Unverified claims can influence arrests, detentions, and legal proceedings — raising concerns about due process especially when witnesses themselves are encouraged to give testimony aligned to this theory.

Unverified narratives risk creating a situation where process follows perception rather than evidence.

 

  1. Denial of Closure

Most importantly, the families of the 269 victims are left in limbo — caught between narratives, without definitive answers.

 

The Responsibility of Office

When a sitting Attorney General makes a claim, it is not political commentary.

It carries:

Legal weight

Institutional authority

Public trust

If the claim was based on evidence, that evidence must be presented.

If it was not, then the public deserves an explanation and an apology.

Silence, in this context, is not neutrality — it is a failure of responsibility.

The Question That Must Be Asked

This is not about politics.
This is not about personalities.

This is about accountability.

The media, as the fourth estate, has a duty — not to echo narratives, but to interrogate them.

 

If the country’s highest legal officer can make such a claim, the media has no excuse for silence — every day they fail to ask, they become accomplices in leaving victims and families in limbo.

 

It’s been 5 years since the claim was made – this means media has failed in 5 years to demand answers.

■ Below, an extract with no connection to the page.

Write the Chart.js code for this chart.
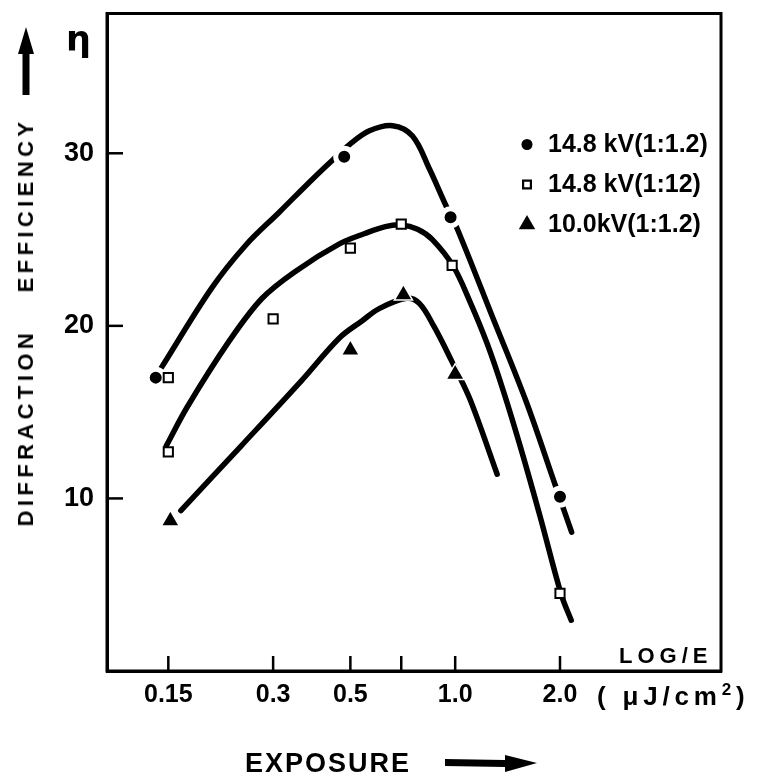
<!DOCTYPE html>
<html>
<head>
<meta charset="utf-8">
<script src="https://cdn.jsdelivr.net/npm/chart.js@4.4.1/dist/chart.umd.min.js"></script>
<style>
  html, body { margin: 0; padding: 0; background: #fff; }
  #wrap { position: relative; width: 757px; height: 783px; overflow: hidden; }
  canvas { position: absolute; left: 0; top: 0; }
  .t { position: absolute; color: #000; font-family: "Liberation Sans", Arial, sans-serif; font-weight: bold; white-space: nowrap; line-height: 1; }
</style>
</head>
<body>
<div id="wrap">
  <canvas id="c" width="757" height="783"></canvas>
  <div class="t" id="eta" style="left:66px; top:22px; font-size:35px; font-family:'DejaVu Sans', sans-serif;">η</div>
  <div class="t" id="ytitle" style="left:26px; top:322px; font-size:22px; letter-spacing:4.4px; word-spacing:26px; transform: translate(-50%, -50%) rotate(-90deg);">DIFFRACTION EFFICIENCY</div>
  <div class="t" id="xtitle" style="left:245px; top:750px; font-size:27px; letter-spacing:2px;">EXPOSURE</div>
  <div class="t" id="units" style="left:597px; top:681px; font-size:26px; letter-spacing:4.8px;">(&nbsp;μJ/cm<sup style="font-size:17px; vertical-align: 10px;">2</sup>)</div>
  <div class="t" id="loge" style="left:619px; top:645px; font-size:22px; letter-spacing:5px;">LOG/E</div>
  <div class="t leg" id="leg0" style="left:548px; top:131px; font-size:25px;"></div>
  <div class="t leg" id="leg1" style="left:548px; top:171px; font-size:25px;"></div>
  <div class="t leg" id="leg2" style="left:548px; top:211px; font-size:25px;"></div>
</div>
<script>
// ---------- data ----------
const seriesNames = ['14.8 kV(1:1.2)', '14.8 kV(1:12)', '10.0kV(1:1.2)'];

const xTickValues = [0.15, 0.3, 0.5, 0.7, 1.0, 2.0];
const xTickLabels = ['0.15', '0.3', '0.5', '', '1.0', '2.0'];
const yTickValues = [10, 20, 30];
const yTickLabels = ['10', '20', '30'];

// measured points
const dotsX = [0.138, 0.48, 0.97, 2.0];
const dotsY = [17.0, 29.8, 26.3, 10.1];
const squaresX = [0.15, 0.15, 0.30, 0.50, 0.70, 0.98, 2.0];
const squaresY = [17.0, 12.7, 20.4, 24.5, 25.9, 23.5, 4.5];
const trianglesX = [0.152, 0.50, 0.71, 1.0];
const trianglesY = [8.7, 18.6, 21.8, 17.2];

// hand-drawn fitted curves, sampled along the drawn lines
const curve1X = [0.143, 0.200, 0.251, 0.313, 0.389, 0.444, 0.497, 0.567, 0.661, 0.754, 0.843, 0.944, 1.015, 1.275, 1.60, 1.94, 2.16];
const curve1Y = [17.55, 22.2, 24.7, 26.6, 28.5, 29.6, 30.5, 31.3, 31.6, 31.0, 29.1, 26.9, 25.6, 20.6, 15.6, 10.75, 8.05];
const curve2X = [0.148, 0.170, 0.224, 0.279, 0.350, 0.465, 0.550, 0.630, 0.700, 0.780, 0.860, 0.987, 1.104, 1.236, 1.374, 1.537, 1.755, 2.016, 2.154];
const curve2Y = [13.05, 15.3, 19.1, 21.6, 23.2, 24.75, 25.35, 25.75, 25.85, 25.6, 25.0, 23.46, 21.38, 18.96, 16.25, 13.03, 8.93, 4.44, 2.94];
const curve3X = [0.163, 0.243, 0.361, 0.465, 0.541, 0.605, 0.724, 0.789, 0.870, 0.975, 1.10, 1.32];
const curve3Y = [9.3, 13.05, 16.8, 19.3, 20.3, 21.0, 21.6, 21.3, 19.95, 18.0, 15.8, 11.4];

// ---------- build ----------
const pts = (xs, ys) => xs.map((x, i) => ({ x: x, y: ys[i] }));
const FONT = '"Liberation Sans", Arial, sans-serif';

const lineDs = (xs, ys) => ({
  data: pts(xs, ys), showLine: true, borderColor: '#000', borderWidth: 5.5,
  pointRadius: 0, tension: 0.35, borderCapStyle: 'round', order: 3
});

const markerStyles = [
  { pointStyle: 'circle', pointRadius: 8.5, pointBackgroundColor: '#000', pointBorderColor: '#fff', pointBorderWidth: 5, order: 2 },
  { pointStyle: 'rect', pointRadius: 6.5, pointBackgroundColor: '#fff', pointBorderColor: '#000', pointBorderWidth: 2, order: 1 },
  { pointStyle: 'triangle', pointRadius: 10.5, pointBackgroundColor: '#000', pointBorderColor: '#fff', pointBorderWidth: 1.5, order: 2 }
];
const legendMarkers = [
  { pointStyle: 'circle', radius: 5.5, fill: '#000', stroke: '#000', lw: 0 },
  { pointStyle: 'rect', radius: 5.5, fill: '#fff', stroke: '#000', lw: 2.2 },
  { pointStyle: 'triangle', radius: 9.5, fill: '#000', stroke: '#000', lw: 0 }
];

const markerDs = (xs, ys, k) => Object.assign({ label: seriesNames[k], data: pts(xs, ys), showLine: false }, markerStyles[k]);

seriesNames.forEach((n, i) => { document.getElementById('leg' + i).textContent = n; });

const framePlugin = {
  id: 'frame',
  afterDraw(chart) {
    const { ctx, chartArea: a, scales } = chart;
    ctx.save();
    ctx.strokeStyle = '#000';
    ctx.lineWidth = 3;
    ctx.strokeRect(a.left, a.top, a.right - a.left, a.bottom - a.top);
    // inward tick marks
    ctx.lineWidth = 2.5;
    scales.x.ticks.forEach(t => {
      const px = scales.x.getPixelForValue(t.value);
      ctx.beginPath(); ctx.moveTo(px, a.bottom); ctx.lineTo(px, a.bottom - 15); ctx.stroke();
    });
    scales.y.ticks.forEach(t => {
      const py = scales.y.getPixelForValue(t.value);
      ctx.beginPath(); ctx.moveTo(a.left, py); ctx.lineTo(a.left + 16, py); ctx.stroke();
    });
    // legend markers
    legendMarkers.forEach((m, i) => {
      const el = document.getElementById('leg' + i);
      const cy = el.offsetTop + el.offsetHeight / 2 + 1;
      const cx = el.offsetLeft - 21;
      ctx.fillStyle = m.fill; ctx.strokeStyle = m.stroke; ctx.lineWidth = m.lw;
      Chart.helpers.drawPoint(ctx, { pointStyle: m.pointStyle, radius: m.radius, borderWidth: m.lw, rotation: 0 }, cx, cy);
    });
    // arrows beside axis titles
    ctx.fillStyle = '#000';
    ctx.beginPath();
    ctx.moveTo(26, 27); ctx.lineTo(34, 54); ctx.lineTo(29.5, 54); ctx.lineTo(29.5, 95);
    ctx.lineTo(22.5, 95); ctx.lineTo(22.5, 54); ctx.lineTo(18, 54); ctx.closePath(); ctx.fill();
    ctx.beginPath();
    ctx.moveTo(445, 759); ctx.lineTo(505, 760); ctx.lineTo(505, 755); ctx.lineTo(537, 763);
    ctx.lineTo(505, 772); ctx.lineTo(505, 767); ctx.lineTo(445, 766); ctx.closePath(); ctx.fill();
    ctx.restore();
  }
};

new Chart(document.getElementById('c'), {
  type: 'scatter',
  data: {
    datasets: [
      markerDs(dotsX, dotsY, 0),
      markerDs(squaresX, squaresY, 1),
      markerDs(trianglesX, trianglesY, 2),
      lineDs(curve1X, curve1Y),
      lineDs(curve2X, curve2Y),
      lineDs(curve3X, curve3Y)
    ]
  },
  options: {
    responsive: false,
    animation: false,
    events: [],
    layout: { padding: { left: 0, top: 10, right: 36, bottom: 0 } },
    plugins: { legend: { display: false }, tooltip: { enabled: false } },
    scales: {
      x: {
        type: 'logarithmic', min: 0.1, max: 5.8,
        afterBuildTicks: s => { s.ticks = xTickValues.map(v => ({ value: v })); },
        afterFit: s => { s.height = 112; s.paddingLeft = 0; s.paddingRight = 0; },
        ticks: {
          autoSkip: false, maxRotation: 0, padding: 9, color: '#000',
          font: { family: FONT, size: 25, weight: 'bold' },
          callback: (v, i) => xTickLabels[i]
        },
        grid: { display: false, drawTicks: false },
        border: { display: true, color: '#000', width: 3 }
      },
      y: {
        min: 0, max: 38.1,
        afterBuildTicks: s => { s.ticks = yTickValues.map(v => ({ value: v })); },
        afterFit: s => { s.width = 107; s.paddingTop = 0; s.paddingBottom = 0; },
        ticks: {
          padding: 13, color: '#000',
          font: { family: FONT, size: 27, weight: 'bold' },
          callback: (v, i) => yTickLabels[i]
        },
        grid: { display: false, drawTicks: false },
        border: { display: true, color: '#000', width: 3 }
      }
    }
  },
  plugins: [framePlugin]
});
</script>
</body>
</html>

The public deserves to know whether reporting is for truth or simply for headlines.

 

If media institutions cannot demand answers from the former Attorney General, then they must explain to the public why they have failed in their most fundamental role: holding power accountable.

 

The question is no longer just for Dappula de Livera — it is for the media itself:

why are you allowing five years of untested claims to dictate the public narrative?

 

Which media institution will take the lead in asking this question directly and placing the answer before the public?

 

And so, the question remains:

Why has Sri Lanka’s media not directly and persistently asked:

 

“Mr. Dappula de Livera — where is the evidence of the “grand conspiracy” you publicly claimed?”

 

And to the media, the public asks

“if you cannot demand answers, how can the public trust you to report the truth?”

 

Until this question is answered, the truth behind the Easter Sunday attacks remains incomplete.

And justice remains unfinished.

 

Five years is too long for a claim of this magnitude to remain unproven.